Example of Using the CRaCMinPid Option
 
public class TestCracPid { static public void main(String[] args) { System.out.println("PID = " + ProcessHandle.current().pid()); } }

Running the application:

 
$ java -XX:CRaCCheckpointTo=cr TestCracPid.java PID = 57165 $ java -XX:CRaCCheckpointTo=cr -XX:CRaCMinPid=70000 TestCracPid.java PID = 70001

Running Java with PID=1 in a container:

 
$ docker run --rm crac_container java -XX:CRaCCheckpointTo=cr TestCracPid.java PID = 129 $ docker run --rm crac_container java -XX:CRaCCheckpointTo=cr -XX:CRaCMinPid=30 TestCracPid.java PID = 31 $ docker run --rm crac_container java -XX:CRaCCheckpointTo=cr -XX:CRaCMinPid=1 TestCracPid.java PID = 7

CPU Features

When running checkpoint and restore on different computers, you may see an error message during restore:

 
You have to specify -XX:CPUFeatures=[...] together with -XX:CRaCCheckpointTo when making a checkpoint file; specified -XX:CRaCRestoreFrom file contains CPU features [...]; missing features of this CPU are [...]

See more details about the CPU Features configuration.

Failure During Restore After a System Update

After an update of the operating system, a checkpoint created before the update, can fail to restore.

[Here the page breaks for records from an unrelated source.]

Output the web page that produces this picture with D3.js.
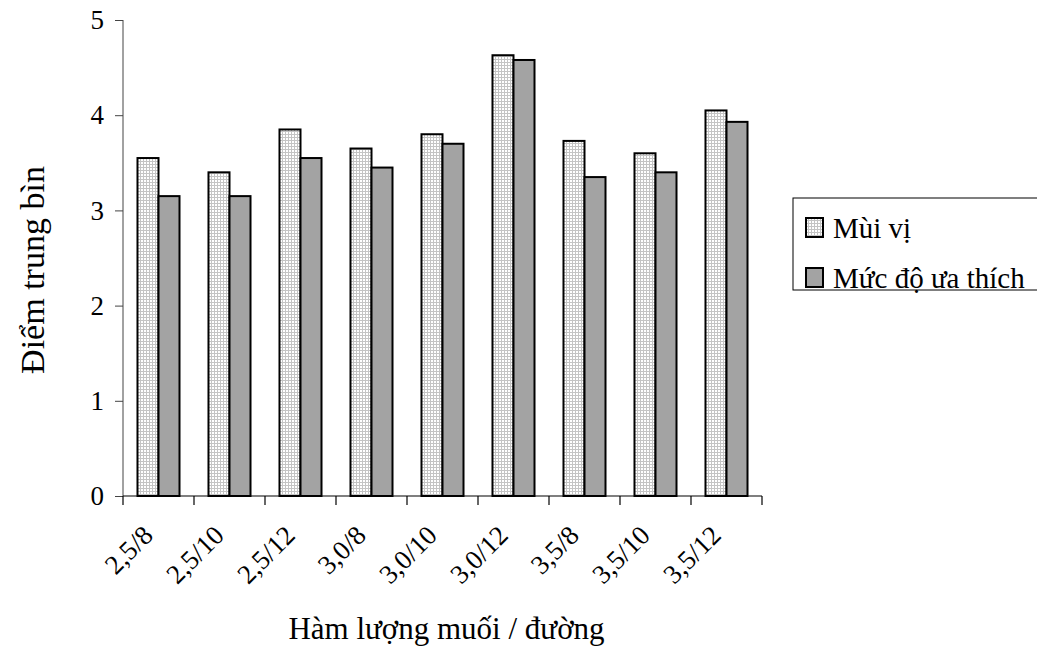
<!DOCTYPE html>
<html>
<head>
<meta charset="utf-8">
<script src="https://cdn.jsdelivr.net/npm/d3@7"></script>
<style>
  body { margin: 0; background: #fff; }
  text { font-family: "Liberation Serif", "Times New Roman", serif; fill: #000; }
</style>
</head>
<body>
<div id="chart"></div>
<script>
const categories = ['2,5/8', '2,5/10', '2,5/12', '3,0/8', '3,0/10', '3,0/12', '3,5/8', '3,5/10', '3,5/12'];
const seriesNames = ['Mùi vị', 'Mức độ ưa thích'];
const muiVi = [3.55, 3.4, 3.85, 3.65, 3.8, 4.63, 3.73, 3.6, 4.05];
const mucDoUaThich = [3.15, 3.15, 3.55, 3.45, 3.7, 4.58, 3.35, 3.4, 3.93];
const yTicks = [0, 1, 2, 3, 4, 5];

const width = 1037;
const height = 656;
const plot = {left: 123, right: 762, top: 20, bottom: 496};

const svg = d3.select('#chart')
  .append('svg')
    .attr('width', width)
    .attr('height', height);

// dotted fill for the first series
const defs = svg.append('defs');
const pattern = defs.append('pattern')
  .attr('id', 'dots')
  .attr('patternUnits', 'userSpaceOnUse')
  .attr('width', 3)
  .attr('height', 3);
pattern.append('rect').attr('width', 3).attr('height', 3).attr('fill', '#c4c4c4');
pattern.append('rect').attr('width', 2).attr('height', 2).attr('fill', '#ffffff');

const fills = ['url(#dots)', '#a3a3a3'];

const x = d3.scaleBand()
  .domain(categories)
  .range([plot.left, plot.right]);

const xSeries = d3.scaleBand()
  .domain([0, 1])
  .range([0, x.bandwidth()])
  .paddingOuter(0.69);

const y = d3.scaleLinear()
  .domain([0, 5])
  .range([plot.bottom, plot.top]);

// y axis
const yAxis = svg.append('g')
  .attr('transform', `translate(${plot.left}, 0)`)
  .call(d3.axisLeft(y).tickValues(yTicks).tickSize(8).tickPadding(11).tickFormat(d3.format('d')));
yAxis.select('.domain').attr('stroke', '#444').attr('d', `M0,${plot.top}V${plot.bottom}`);
yAxis.selectAll('.tick line').attr('stroke', '#444');
yAxis.selectAll('.tick text')
  .style('font-family', '"Liberation Serif", serif')
  .style('font-size', '27px')
  .attr('fill', '#000');

// bars
const data = categories.map((c, i) => ({cat: c, values: [muiVi[i], mucDoUaThich[i]]}));
const groups = svg.append('g')
  .selectAll('.cat')
  .data(data)
  .join('g')
    .attr('class', 'cat')
    .attr('transform', d => `translate(${x(d.cat)}, 0)`);
groups.selectAll('rect')
  .data(d => d.values.map((v, k) => ({k, v})))
  .join('rect')
    .attr('x', d => xSeries(d.k))
    .attr('y', d => y(d.v))
    .attr('width', xSeries.bandwidth())
    .attr('height', d => y(0) - y(d.v))
    .attr('fill', d => fills[d.k])
    .attr('stroke', '#000')
    .attr('stroke-width', 2);

// x axis line and boundary ticks
const xAxis = svg.append('g').attr('stroke', '#000').attr('stroke-width', 1.2);
xAxis.append('line')
  .attr('x1', plot.left).attr('x2', plot.right)
  .attr('y1', plot.bottom).attr('y2', plot.bottom);
const bounds = categories.map(c => x(c)).concat([x.range()[1]]);
xAxis.selectAll('.xtick')
  .data(bounds)
  .join('line')
    .attr('class', 'xtick')
    .attr('x1', d => d).attr('x2', d => d)
    .attr('y1', plot.bottom).attr('y2', plot.bottom + 9);

// category labels, rotated
svg.append('g')
  .selectAll('text')
  .data(categories)
  .join('text')
    .attr('transform', d => `translate(${x(d) + x.bandwidth() / 2 - 4}, 537) rotate(-45)`)
    .attr('text-anchor', 'end')
    .style('font-size', '27px')
    .text(d => d);

// axis titles
svg.append('text')
  .attr('x', (plot.left + plot.right) / 2 + 4)
  .attr('y', 639)
  .attr('text-anchor', 'middle')
  .style('font-size', '31px')
  .text('Hàm lượng muối / đường');

svg.append('text')
  .attr('transform', 'translate(44, 270) rotate(-90)')
  .attr('text-anchor', 'middle')
  .style('font-size', '34px')
  .text('Điểm trung bìn');

// legend
const legend = svg.append('g').attr('transform', 'translate(793, 198)');
legend.append('rect')
  .attr('width', 260)
  .attr('height', 92)
  .attr('fill', '#fff')
  .attr('stroke', '#000')
  .attr('stroke-width', 1);
const items = legend.selectAll('.item')
  .data(seriesNames)
  .join('g')
    .attr('class', 'item')
    .attr('transform', (d, i) => `translate(13, ${20 + i * 50})`);
items.append('rect')
  .attr('width', 17)
  .attr('height', 19)
  .attr('fill', (d, i) => fills[i])
  .attr('stroke', '#000')
  .attr('stroke-width', 2);
items.append('text')
  .attr('x', 27)
  .attr('y', 20)
  .style('font-size', '29px')
  .text(d => d);
</script>
</body>
</html>
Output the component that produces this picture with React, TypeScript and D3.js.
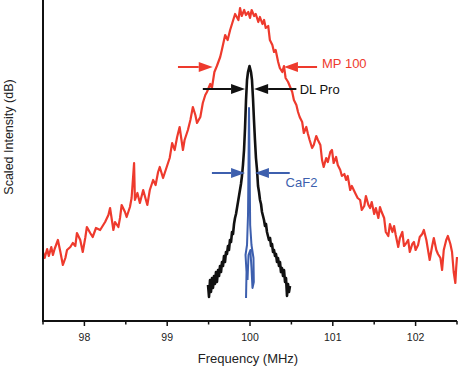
import React, { useEffect, useRef } from "react";
import * as d3 from "d3";

// MP 100 (red) — frequency in MHz, scaled intensity in dB
const mpFreq = [
  97.5, 97.52, 97.55, 97.57, 97.6, 97.62, 97.64, 97.68, 97.71, 97.74, 97.77, 97.79, 97.83, 97.86, 97.89, 97.91,
  97.95, 97.98, 98.01, 98.03, 98.07, 98.1, 98.14, 98.19, 98.22, 98.25, 98.29, 98.31, 98.35, 98.37, 98.41, 98.43,
  98.45, 98.49, 98.51, 98.55, 98.57, 98.6, 98.61, 98.64, 98.67, 98.71, 98.73, 98.76, 98.79, 98.83, 98.86, 98.89,
  98.91, 98.95, 98.97, 99.01, 99.03, 99.06, 99.09, 99.12, 99.15, 99.19, 99.21, 99.25, 99.28, 99.31, 99.34, 99.36,
  99.4, 99.43, 99.46, 99.48, 99.52, 99.54, 99.57, 99.6, 99.64, 99.66, 99.7, 99.73, 99.76, 99.79, 99.82, 99.86,
  99.88, 99.9, 99.93, 99.95, 99.98, 100.0, 100.02, 100.05, 100.07, 100.1, 100.12, 100.15, 100.17, 100.19, 100.22,
  100.24, 100.27, 100.29, 100.31, 100.34, 100.36, 100.39, 100.41, 100.43, 100.46, 100.48, 100.51, 100.53, 100.56,
  100.58, 100.6, 100.63, 100.65, 100.68, 100.7, 100.72, 100.75, 100.77, 100.8, 100.82, 100.85, 100.87, 100.89,
  100.92, 100.94, 100.97, 100.99, 101.01, 101.04, 101.06, 101.09, 101.11, 101.14, 101.16, 101.18, 101.21, 101.23,
  101.27, 101.3, 101.33, 101.35, 101.38, 101.4, 101.43, 101.45, 101.47, 101.5, 101.52, 101.55, 101.57, 101.59,
  101.62, 101.64, 101.67, 101.69, 101.72, 101.74, 101.76, 101.79, 101.81, 101.84, 101.86, 101.88, 101.91, 101.93,
  101.96, 101.98, 102.0, 102.03, 102.05, 102.08, 102.1, 102.13, 102.15, 102.17, 102.2, 102.22, 102.25, 102.27,
  102.3, 102.32, 102.34, 102.37, 102.39, 102.42, 102.44, 102.46, 102.48, 102.49, 102.5,
];
const mpLevel = [
  -25.1, -25.7, -24.8, -25.5, -24.6, -25.4, -24.8, -23.9, -25.1, -26.4, -25.7, -24.9, -24.6, -24.2, -24.5, -23.2,
  -23.9, -25.1, -23.7, -22.6, -23.2, -23.6, -22.7, -22.9, -22.5, -22.1, -21.4, -20.7, -22.9, -22.1, -22.6, -21.7,
  -20.4, -21.1, -21.6, -20.6, -19.7, -16.2, -19.9, -19.2, -20.2, -18.9, -19.5, -20.4, -18.9, -17.9, -18.4, -17.1,
  -16.6, -17.7, -17.2, -16.2, -15.7, -14.2, -14.9, -13.6, -12.6, -14.9, -13.9, -12.9, -11.9, -10.6, -11.4, -12.2,
  -11.6, -10.2, -9.4, -9.1, -8.3, -8.7, -7.1, -6.5, -5.6, -4.9, -3.4, -3.9, -2.9, -2.1, -1.3, -1.9,
  -0.7, -1.5, -0.9, -1.4, -1.1, -1.7, -0.9, -1.5, -1.3, -2.1, -1.6, -2.3, -1.9, -2.7, -2.5,
  -3.9, -4.4, -5.1, -4.9, -6.1, -6.7, -7.1, -6.5, -7.7, -8.1, -8.5, -9.1, -9.9, -10.4,
  -11.1, -11.6, -12.1, -13.2, -12.6, -13.3, -13.9, -14.7, -14.4, -13.5, -13.9, -14.4, -15.9, -16.6,
  -15.7, -16.1, -15.1, -14.9, -16.2, -15.6, -16.4, -16.9, -17.5, -17.3, -17.9, -17.5, -18.9, -18.5,
  -19.2, -19.7, -19.9, -20.9, -20.5, -19.5, -20.4, -20.7, -20.1, -21.3, -20.7, -21.7, -20.6, -21.1,
  -21.7, -23.1, -23.5, -22.3, -23.1, -22.5, -23.4, -24.6, -23.7, -23.1, -24.5, -24.3, -23.9, -25.1,
  -24.3, -24.1, -24.9, -24.4, -23.6, -23.3, -22.9, -23.9, -24.9, -25.9, -24.5, -23.7, -24.9, -25.3,
  -25.7, -26.9, -24.9, -23.9, -23.5, -24.3, -25.1, -27.1, -28.2, -26.7, -25.6,
];

// DL Pro (black)
const dlFreq = [
  99.493, 99.505, 99.517, 99.529, 99.541, 99.553, 99.565, 99.577, 99.589, 99.601, 99.614, 99.626, 99.638, 99.65,
  99.662, 99.674, 99.686, 99.698, 99.71, 99.722, 99.734, 99.746, 99.758, 99.771, 99.783, 99.795, 99.807, 99.819,
  99.831, 99.843, 99.855, 99.867, 99.879, 99.891, 99.903, 99.915, 99.928, 99.94, 99.952, 99.964, 99.976, 99.994,
  100.012, 100.024, 100.036, 100.048, 100.06, 100.072, 100.085, 100.097, 100.109, 100.121, 100.133, 100.145,
  100.157, 100.169, 100.181, 100.193, 100.205, 100.217, 100.229, 100.242, 100.254, 100.266, 100.278, 100.29,
  100.302, 100.314, 100.326, 100.338, 100.35, 100.362, 100.374, 100.386, 100.399, 100.411, 100.423, 100.435,
  100.447, 100.459, 100.471, 100.483,
];
const dlLevel = [
  -28.4, -29.6, -27.9, -29.1, -27.7, -28.7, -27.5, -28.3, -27.1, -28.1, -26.9, -27.5, -26.5, -27.1,
  -26.1, -26.5, -25.5, -26.1, -25.1, -25.3, -24.5, -24.9, -23.9, -24.1, -23.1, -23.3, -22.3, -21.7,
  -21.3, -20.7, -20.1, -19.5, -18.9, -18.3, -17.5, -16.4, -14.9, -12.7, -9.9, -7.9, -7.1, -6.5,
  -7.1, -7.9, -9.7, -11.9, -13.9, -15.7, -16.9, -18.5, -19.1, -19.9, -20.3, -21.1,
  -21.5, -21.9, -22.5, -22.3, -23.1, -23.5, -23.9, -23.7, -24.5, -24.3, -25.1, -24.9,
  -25.5, -25.3, -26.1, -25.7, -26.5, -26.1, -27.1, -26.7, -27.5, -26.9, -28.1, -27.7,
  -29.5, -28.3, -29.1, -28.5,
];

// CaF2 (blue)
const caFreq = [
  99.952, 99.958, 99.946, 99.964, 99.976, 99.982, 99.988, 99.995, 100.002, 100.018, 100.042, 100.046, 100.03,
  100.018, 100.004, 99.982, 99.97,
];
const caLevel = [
  -29.7, -27.1, -25.4, -24.4, -21.4, -16.4, -10.7, -16.4, -22.4, -24.4, -25.7, -28.1, -28.7, -26.7, -24.9, -25.4,
  -27.9,
];

const majorTicks = [98, 99, 100, 101, 102];
const minorTicks = [97.5, 98.5, 99.5, 100.5, 101.5, 102.5];

// width markers: [from, to] pairs pointing inward, level in dB
const markers = [
  { name: "MP 100", color: "#ee3a2d", level: -6.6, left: [99.13, 99.55], right: [100.81, 100.41], labelX: 100.87, labelLevel: -6.2 },
  { name: "DL Pro", color: "#111111", level: -8.8, left: [99.43, 99.94], right: [100.56, 100.05], labelX: 100.6, labelLevel: -8.8 },
  { name: "CaF2", color: "#3d5fae", level: -17.2, left: [99.54, 99.94], right: [100.48, 100.06], labelX: 100.43, labelLevel: -18.1 },
];

const RED = "#ee3a2d";
const BLUE = "#3d5fae";
const FONT = "'Liberation Sans', Arial, sans-serif";

const App = () => {
  const ref = useRef<SVGSVGElement>(null);
  const width = 458;
  const height = 382;

  useEffect(() => {
    const svg = d3.select(ref.current);
    svg.selectAll("*").remove();

    const x = d3.scaleLinear().domain([97.5, 102.5]).range([43, 457]);
    const y = d3.scaleLinear().domain([-32, 0]).range([321, 1]);

    const line = d3
      .line<[number, number]>()
      .x((d) => x(d[0]))
      .y((d) => y(d[1]));

    const series = [
      { f: mpFreq, v: mpLevel, color: RED, w: 2.2 },
      { f: dlFreq, v: dlLevel, color: "#111", w: 2.6 },
      { f: caFreq, v: caLevel, color: BLUE, w: 2 },
    ];
    series.forEach((s) => {
      const pts = s.f.map((f, i) => [f, s.v[i]] as [number, number]);
      svg
        .append("path")
        .attr("d", line(pts))
        .attr("fill", "none")
        .attr("stroke", s.color)
        .attr("stroke-width", s.w)
        .attr("stroke-linejoin", "round");
    });

    // arrows
    markers.forEach((m) => {
      const yy = y(m.level);
      [m.left, m.right].forEach((seg) => {
        const x0 = x(seg[0]);
        const x1 = x(seg[1]);
        const dir = Math.sign(x1 - x0);
        const headLen = 14;
        svg
          .append("line")
          .attr("x1", x0)
          .attr("x2", x1 - dir * headLen)
          .attr("y1", yy)
          .attr("y2", yy)
          .attr("stroke", m.color)
          .attr("stroke-width", 2);
        svg
          .append("path")
          .attr("d", `M${x1},${yy}L${x1 - dir * headLen},${yy - 5}L${x1 - dir * headLen},${yy + 5}Z`)
          .attr("fill", m.color);
      });
      svg
        .append("text")
        .attr("x", x(m.labelX))
        .attr("y", y(m.labelLevel))
        .attr("dy", "0.35em")
        .attr("fill", m.color)
        .style("font-family", FONT)
        .style("font-size", "13px")
        .text(m.name);
    });

    // axes
    const xAxis = svg.append("g").attr("transform", "translate(0,321)");
    xAxis
      .selectAll("line.minor")
      .data(minorTicks)
      .join("line")
      .attr("x1", (d) => x(d))
      .attr("x2", (d) => x(d))
      .attr("y1", 0)
      .attr("y2", 3.5)
      .attr("stroke", "#111")
      .attr("stroke-width", 1.5);
    xAxis
      .selectAll("line.major")
      .data(majorTicks)
      .join("line")
      .attr("x1", (d) => x(d))
      .attr("x2", (d) => x(d))
      .attr("y1", 0)
      .attr("y2", 5)
      .attr("stroke", "#111")
      .attr("stroke-width", 1.5);
    xAxis
      .selectAll("text")
      .data(majorTicks)
      .join("text")
      .attr("x", (d) => x(d))
      .attr("y", 20)
      .attr("text-anchor", "middle")
      .attr("fill", "#222")
      .style("font-family", FONT)
      .style("font-size", "10.5px")
      .text((d) => d);

    svg
      .append("path")
      .attr("d", `M${x(97.5)},0V321H${x(102.5)}`)
      .attr("fill", "none")
      .attr("stroke", "#111")
      .attr("stroke-width", 2);

    svg
      .append("text")
      .attr("x", 248)
      .attr("y", 363)
      .attr("text-anchor", "middle")
      .attr("fill", "#222")
      .style("font-family", FONT)
      .style("font-size", "13px")
      .text("Frequency (MHz)");

    svg
      .append("text")
      .attr("transform", "translate(13,137) rotate(-90)")
      .attr("text-anchor", "middle")
      .attr("fill", "#222")
      .style("font-family", FONT)
      .style("font-size", "12.5px")
      .text("Scaled Intensity (dB)");
  }, []);

  return (
    <svg
      ref={ref}
      width={width}
      height={height}
      style={{ position: "absolute", left: 0, top: 0, background: "#fff" }}
    />
  );
};

export default App;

This can be caused by various changes in the underlying system used to create a checkpoint.

In such a case, a new checkpoint must be created with the latest version of the operating system.

Further Debugging of Restore

During restore CRIU writes its log into standard output with errors-only verbosity level (1). Debug-level (4) output can be enabled using this VM option to pass extra options to CRIU: -XX:CREngine=criuengine,--verbosity=4,--log-file=/path/to/log.txt.

Workarounds

Sometimes it might be difficult to alter the application to properly coordinate with the checkpoint (e.g. due to a code in a library you cannot modify). As a temporary workaround you can configure file descriptor policies.